Im Februar 2018 hat ein 24-jähriger Mann in einem Hotelzimmer eine damals 17-jährige Frau vergewaltigt. Das Amtsgericht Olten-Gösgen hat diese Woche den Mann zu einer teilbedingten Gefängnisstrafe verurteilt. 12 Monate muss er ins Gefängnis, die restlichen 16 Monate der Strafe wurden bedingt verhängt.
Zu reden gibt das Urteil nun wegen der Urteilsbegründung durch den Amtsgerichtspräsidenten. Dieser sagte gemäss dem Oltner Tagblatt in der mündlichen Urteilseröffnung, die Strafe sei nicht höher ausgefallen, weil es sich um eine «relativ milde Vergewaltigung» handle, «wenn man das überhaupt so sagen kann.»
Entrüstung in den sozialen Medien
Für Opferberaterin Agota Lavoyer ist eine solche Aussage ein Affront gegenüber dem Opfer. Sie äusserte sich deshalb auf Twitter und erhielt viel Zustimmung von anderen Userinnen und Usern.

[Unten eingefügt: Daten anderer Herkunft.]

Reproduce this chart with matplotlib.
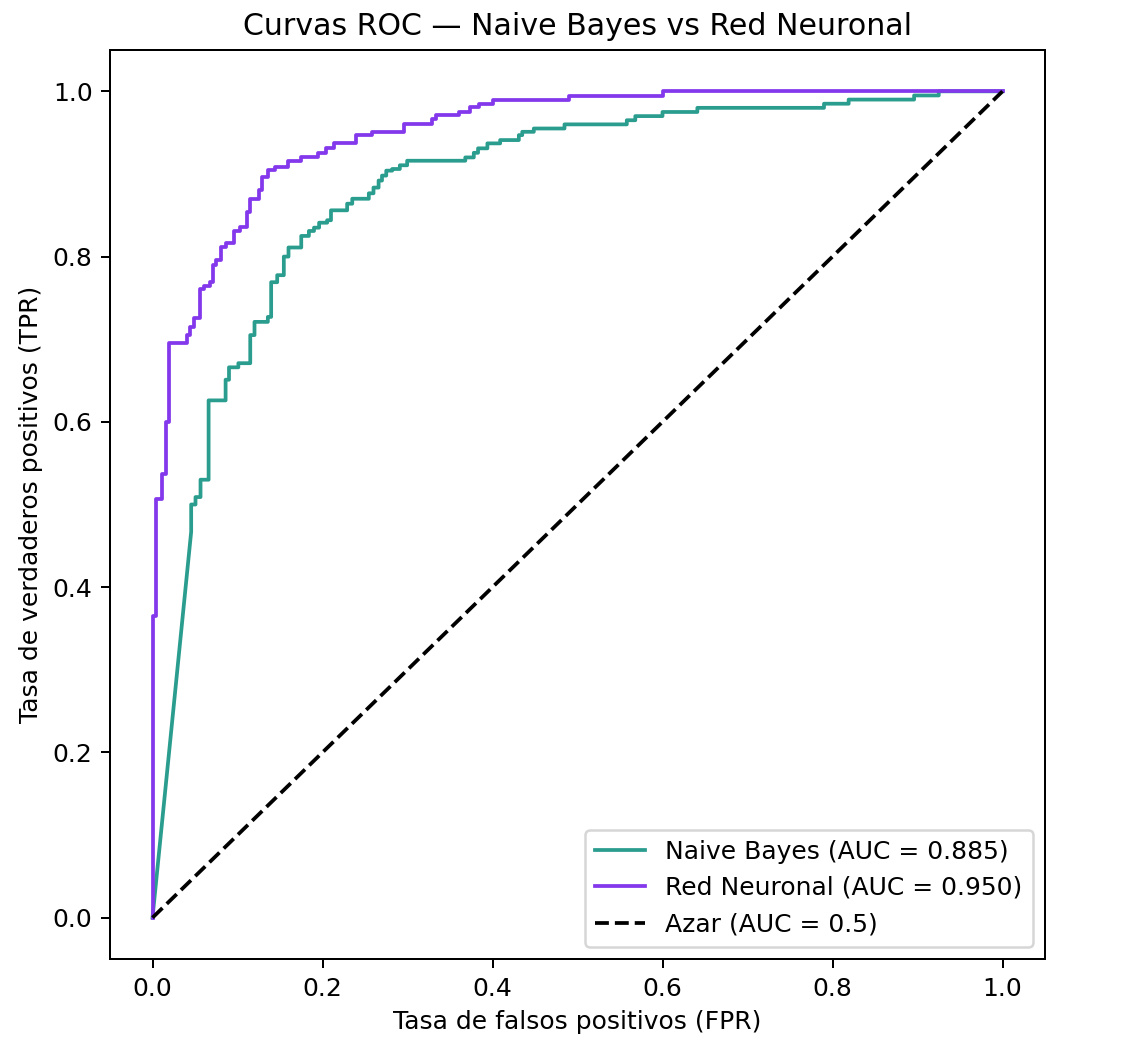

Auf Nachfrage doppelt Agota Lavoyer nach: «Eine solche Aussage ist opferabwertend und täterentlastend». Sprache sei mächtig und es sei für das Opfer untragbar, wenn es von einem Richter hören müsse, dass die erlittene Vergewaltigung mild gewesen sei, so Lavoyer, die derzeit die Opferberatungsstelle des Kantons Solothurn leitet.
Ähnlicher Fall in Basel
Der Fall aus Olten ist dabei kein Einzelfall. Erst kürzlich wurde einer Frau in Basel in der mündlichen Urteilseröffnung eine gewisse Mitschuld an einer Vergewaltigung gegeben. Das Opfer habe «mit dem Feuer gespielt», habe beim Clubbesuch vor der Tat «falsche Signale» ausgesendet und die Tat habe «nur» elf Minuten gedauert, lautete die mündliche Begründung der vorsitzenden Richterin, wie mehrere Medien damals übereinstimmend berichteten.
In der schriftlichen Urteilsbegründung, die diese Woche erschien, fehlt dies nun zwar. Trotzdem zeige sich für Opferberaterin Lavoyer an solchen Fällen, dass immer noch viele falsche Vorstellungen über sexuelle Gewalt kursierten.
Es gibt keine milden Vergewaltigungen.
Gerade Personen, die mit Opfern sexueller Gewalt zu tun hätten, wüssten oft zu wenig Bescheid. «Wenn man genügend über Sexualdelikte weiss, dann bezeichnet man keine Vergewaltigung als mild.» Für Opferberaterin Lavoyer geht es bei ihrer Kritik auch nicht um das Strafmass, sondern um die Wortwahl des Oltner Richters.
Der Amtsgerichtspräsident erklärt auf Anfrage von SRF News, dass er sich zur Sache nicht weiter äussern wolle.